# USOS PRINCIPALES DEL AGUA > Energía > Nuclear >  Ascó II registra una parada no programada de su reactor

## sergi1907

La central nuclear de Ascó II ha sufrido una parada no programada del reactor sobre las 13.10 horas, según ha informado la planta al Consejo de Seguridad Nuclear (CSN) siguiendo los procedimientos establecido.

La interrupción se ha producido por un descenso en el nivel de uno de los generadores de vapor, según ha notificado el titular, debido al cierre "no previsto" de una de las válvulas de aislamiento de agua de alimentación principal, ha señalado el CSN y la Asociación Nuclear Ascó-Vandellòs (Anav) en sendos comunicados. 

  Los sistemas de seguridad han funcionado "según diseño" y la planta se encuentra en condiciones de parada segura, a la espera de la intervención en el equipo y de realizar los trabajos pertinentes. 

  Una vez completados estos trabajos y comprobado el correcto funcionamiento del sistema, la central volverá a conectarse a la red eléctrica, ha indicado Anav. 

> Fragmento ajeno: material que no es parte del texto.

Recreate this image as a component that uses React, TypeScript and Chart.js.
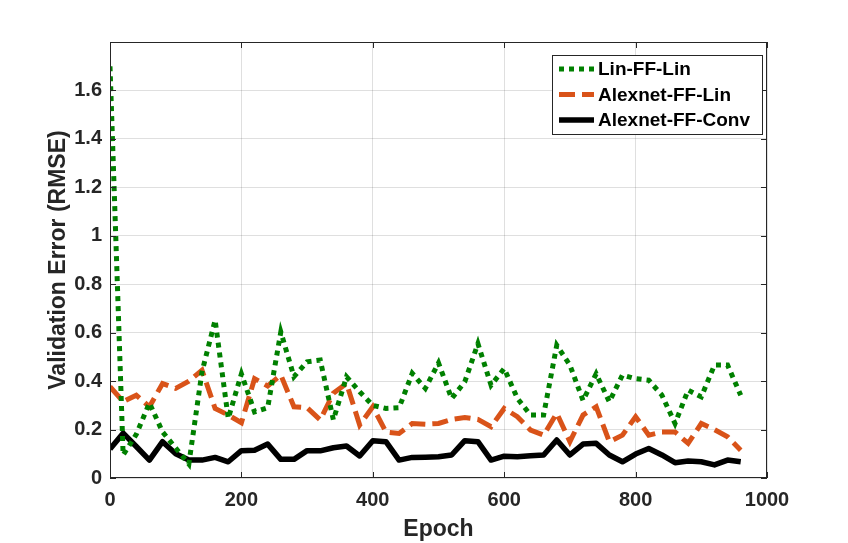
import React, { useEffect, useRef } from "react";
import { Chart, registerables } from "chart.js";

Chart.register(...registerables);

const epochs = [
  0, 20, 40, 60, 80, 100, 120, 140, 160, 180, 200, 220, 240, 260, 280, 300, 320,
  340, 360, 380, 400, 420, 440, 460, 480, 500, 520, 540, 560, 580, 600, 620, 640,
  660, 680, 700, 720, 740, 760, 780, 800, 820, 840, 860, 880, 900, 920, 940, 960,
];

const linFFLin = [
  1.7, 0.095, 0.18, 0.31, 0.19, 0.124, 0.058, 0.438, 0.652, 0.246, 0.43, 0.273,
  0.29, 0.603, 0.418, 0.48, 0.487, 0.24, 0.418, 0.356, 0.3, 0.287, 0.29, 0.432,
  0.37, 0.475, 0.328, 0.397, 0.555, 0.383, 0.452, 0.329, 0.26, 0.26, 0.548, 0.466,
  0.32, 0.43, 0.315, 0.425, 0.41, 0.404, 0.342, 0.225, 0.363, 0.335, 0.466, 0.466,
  0.342,
];

const alexnetFFLin = [
  0.377, 0.315, 0.342, 0.294, 0.39, 0.37, 0.4, 0.445, 0.287, 0.26, 0.228, 0.41,
  0.38, 0.425, 0.294, 0.29, 0.24, 0.35, 0.39, 0.219, 0.294, 0.19, 0.184, 0.225,
  0.222, 0.225, 0.242, 0.25, 0.242, 0.212, 0.287, 0.253, 0.198, 0.177, 0.267, 0.15,
  0.26, 0.294, 0.15, 0.177, 0.253, 0.177, 0.19, 0.19, 0.143, 0.225, 0.2, 0.17,
  0.115,
];

const alexnetFFConv = [
  0.12, 0.185, 0.13, 0.074, 0.15, 0.1, 0.074, 0.074, 0.085, 0.067, 0.113, 0.115,
  0.14, 0.077, 0.077, 0.113, 0.112, 0.125, 0.132, 0.091, 0.154, 0.15, 0.074, 0.085,
  0.086, 0.088, 0.095, 0.154, 0.15, 0.074, 0.09, 0.088, 0.092, 0.095, 0.157, 0.095,
  0.14, 0.143, 0.095, 0.067, 0.099, 0.122, 0.095, 0.063, 0.07, 0.067, 0.054, 0.074,
  0.067,
];

const seriesNames = ["Lin-FF-Lin", "Alexnet-FF-Lin", "Alexnet-FF-Conv"];
const xTicks = [0, 200, 400, 600, 800, 1000];
const yTicks = [0, 0.2, 0.4, 0.6, 0.8, 1, 1.2, 1.4, 1.6];

const FONT = "'Liberation Sans', Arial, sans-serif";
const AXIS_COLOR = "#262626";

const boxPlugin = {
  id: "matlabBox",
  afterDraw(chart: any) {
    const { ctx, chartArea } = chart;
    const { left, right, top, bottom } = chartArea;
    const xs = chart.scales.x;
    const ys = chart.scales.y;
    ctx.save();
    ctx.strokeStyle = AXIS_COLOR;
    ctx.lineWidth = 1;
    ctx.strokeRect(left + 0.5, top + 0.5, right - left - 1, bottom - top - 1);
    const tl = 6;
    ctx.beginPath();
    xTicks.forEach((t) => {
      const px = Math.round(xs.getPixelForValue(t)) + 0.5;
      ctx.moveTo(px, bottom);
      ctx.lineTo(px, bottom - tl);
      ctx.moveTo(px, top);
      ctx.lineTo(px, top + tl);
    });
    yTicks.forEach((t) => {
      const py = Math.round(ys.getPixelForValue(t)) + 0.5;
      ctx.moveTo(left, py);
      ctx.lineTo(left + tl, py);
      ctx.moveTo(right, py);
      ctx.lineTo(right - tl, py);
    });
    ctx.stroke();

    // legend
    ctx.font = `bold 19px ${FONT}`;
    const sets = chart.data.datasets;
    let maxW = 0;
    sets.forEach((d: any) => {
      maxW = Math.max(maxW, ctx.measureText(d.label).width);
    });
    const bw = 46 + maxW + 12;
    const bh = 79;
    const bx = right - 5 - bw;
    const by = top + 13;
    ctx.fillStyle = "#ffffff";
    ctx.fillRect(bx, by, bw, bh);
    ctx.strokeStyle = AXIS_COLOR;
    ctx.lineWidth = 1;
    ctx.strokeRect(Math.round(bx) + 0.5, Math.round(by) + 0.5, Math.round(bw), Math.round(bh));
    const rows = [14, 39.5, 65];
    sets.forEach((d: any, i: number) => {
      const cy = by + rows[i];
      ctx.save();
      ctx.strokeStyle = d.borderColor;
      ctx.lineWidth = d.borderWidth;
      ctx.setLineDash(d.borderDash || []);
      ctx.lineCap = "butt";
      ctx.beginPath();
      ctx.moveTo(bx + 7, cy);
      ctx.lineTo(bx + 42, cy);
      ctx.stroke();
      ctx.restore();
      ctx.fillStyle = "#000000";
      ctx.textAlign = "left";
      ctx.textBaseline = "middle";
      ctx.fillText(d.label, bx + 46, cy + 1);
    });
    ctx.restore();
  },
};

export default function App() {
  const ref = useRef<HTMLCanvasElement | null>(null);

  useEffect(() => {
    if (!ref.current) return;
    const mk = (vals: number[]) => epochs.map((e, i) => ({ x: e, y: vals[i] }));
    const chart = new Chart(ref.current, {
      type: "line",
      data: {
        datasets: [
          {
            label: seriesNames[0],
            data: mk(linFFLin),
            borderColor: "#008000",
            borderWidth: 5,
            borderDash: [5, 5],
            pointRadius: 0,
            tension: 0,
            fill: false,
          },
          {
            label: seriesNames[1],
            data: mk(alexnetFFLin),
            borderColor: "#D95319",
            borderWidth: 5,
            borderDash: [16, 7],
            pointRadius: 0,
            tension: 0,
            fill: false,
          },
          {
            label: seriesNames[2],
            data: mk(alexnetFFConv),
            borderColor: "#000000",
            borderWidth: 5.5,
            borderJoinStyle: "round",
            pointRadius: 0,
            tension: 0,
            fill: false,
          },
        ],
      },
      options: {
        animation: false,
        responsive: true,
        maintainAspectRatio: false,
        layout: { padding: { top: 42, right: 81, left: 0, bottom: 0 } },
        plugins: {
          legend: { display: false },
          tooltip: { enabled: false },
        },
        scales: {
          x: {
            type: "linear",
            min: 0,
            max: 1000,
            afterBuildTicks: (s: any) => {
              s.ticks = xTicks.map((v) => ({ value: v }));
            },
            afterFit: (s: any) => {
              s.height = 65;
            },
            grid: {
              color: "rgba(38,38,38,0.15)",
              drawTicks: false,
            },
            border: { display: false },
            ticks: {
              padding: 10,
              color: AXIS_COLOR,
              font: { family: FONT, size: 20, weight: "bold" },
              callback: (v: any) => String(v),
              maxRotation: 0,
            },
            title: {
              display: true,
              text: "Epoch",
              color: AXIS_COLOR,
              font: { family: FONT, size: 23, weight: "bold" },
              padding: { top: 0, bottom: 0 },
            },
          },
          y: {
            type: "linear",
            min: 0,
            max: 1.8,
            afterBuildTicks: (s: any) => {
              s.ticks = yTicks.map((v) => ({ value: v }));
            },
            afterFit: (s: any) => {
              s.width = 110;
            },
            grid: {
              color: "rgba(38,38,38,0.15)",
              drawTicks: false,
            },
            border: { display: false },
            ticks: {
              padding: 8,
              color: AXIS_COLOR,
              font: { family: FONT, size: 20, weight: "bold" },
              callback: (v: any) => String(+(+v).toFixed(1)),
            },
            title: {
              display: true,
              text: "Validation Error (RMSE)",
              color: AXIS_COLOR,
              font: { family: FONT, size: 23, weight: "bold" },
              padding: { top: 45, bottom: 0 },
            },
          },
        },
      },
      plugins: [boxPlugin],
    } as any);
    return () => chart.destroy();
  }, []);

  return (
    <div
      style={{
        position: "fixed",
        left: 0,
        top: 0,
        width: 848,
        height: 543,
        background: "#ffffff",
      }}
    >
      <canvas ref={ref} />
    </div>
  );
}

  El suceso no ha supuesto ningún riesgo para los trabajadores, la población o el medio ambiente y ha sido clasificado provisionalmente como nivel 0 en la Escala Internacional de Sucesos Nucleares (INES).

http://www.diaridetarragona.com/ebre...ramada/reactor

----------


## ben-amar

Muchas me parecen a mi las paradas, entre programadas y no programadas, las que tiene Ascó

----------


## perdiguera

Acabo de oirlo en la 1

----------


## sergi1907

> Muchas me parecen a mi las paradas, entre programadas y no programadas, las que tiene Ascó


Demasiadas veces he oído esta misma noticia, pero se supone que está todo controlado.

----------


## jlois

Esperemos que no se tomen medidas de austeridad para subsanar los posibles problemas y ya no tan solo en esta central nuclear , sino en todas las que hay en activo. Como bien dice Sergi, deberíamos suponer que todo se halla bajo control.

----------